The field's lesson is that the long tail is real. Closing the gap between ninety-nine per cent and 99.999 per cent reliability has consumed a decade and tens of billions of pounds, and the path to true ubiquity still runs through regulation, insurance and public trust as much as through engineering. Surgical robotics faces the same long tail in a higher-stakes domain.

What you should take away

Robotics is hard for embodied reasons, not cognitive ones. Noisy sensors, uncertain dynamics, expensive failure and the simulation-to-reality gap make it qualitatively different from virtual tasks.
Vision-language-action models are now the dominant paradigm. RT-2, OpenVLA and $\pi_0$ show that pretraining on web data and co-fine-tuning on cross-embodiment robot trajectories produces policies that generalise to new objects, verbs and scenes.
Diffusion policy solved the multimodal-demonstration problem.
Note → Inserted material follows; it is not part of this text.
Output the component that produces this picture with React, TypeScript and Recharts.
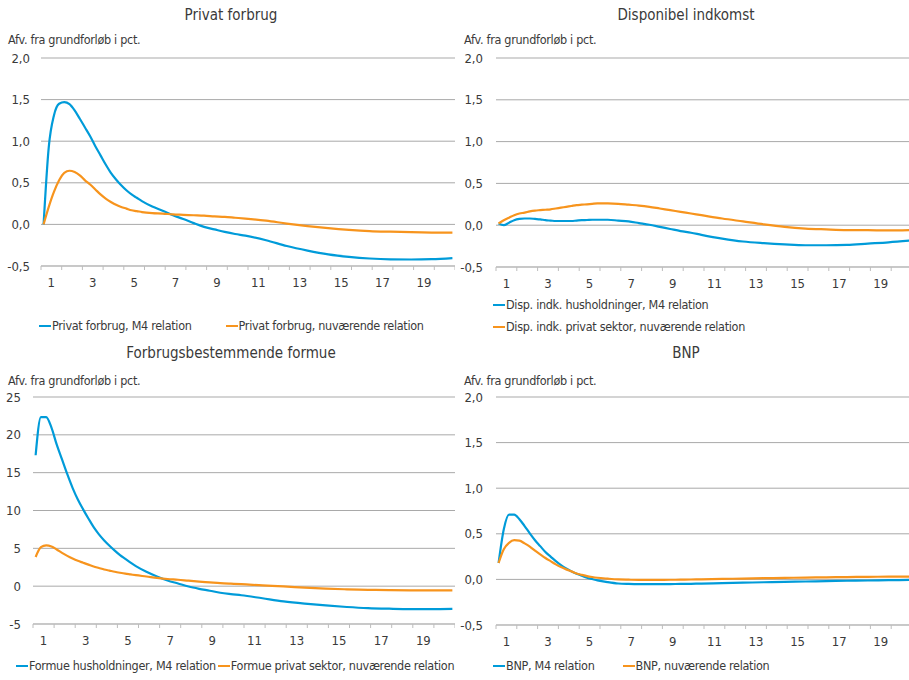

Generating action sequences via conditional denoising preserves alternative valid trajectories rather than averaging them, and the technique has been absorbed into almost every modern VLA.
Humanoid robots are commercial in 2026 but mostly teleoperated for valuable work. Tesla Optimus, Figure 03, Unitree, Apptronik Apollo, Agility Digit and Boston Dynamics' electric Atlas are deployed in factories and warehouses; autonomous policies are improving but reliability and cost remain barriers.
Self-driving has matured unevenly. Waymo runs paid rider-only services in several US cities; Tesla FSD remains supervised; Cruise has been wound down; Mobileye, Wayve and Chinese operators occupy the middle ground. The lesson is that the long tail of safety, regulation and trust dominates the deployment curve.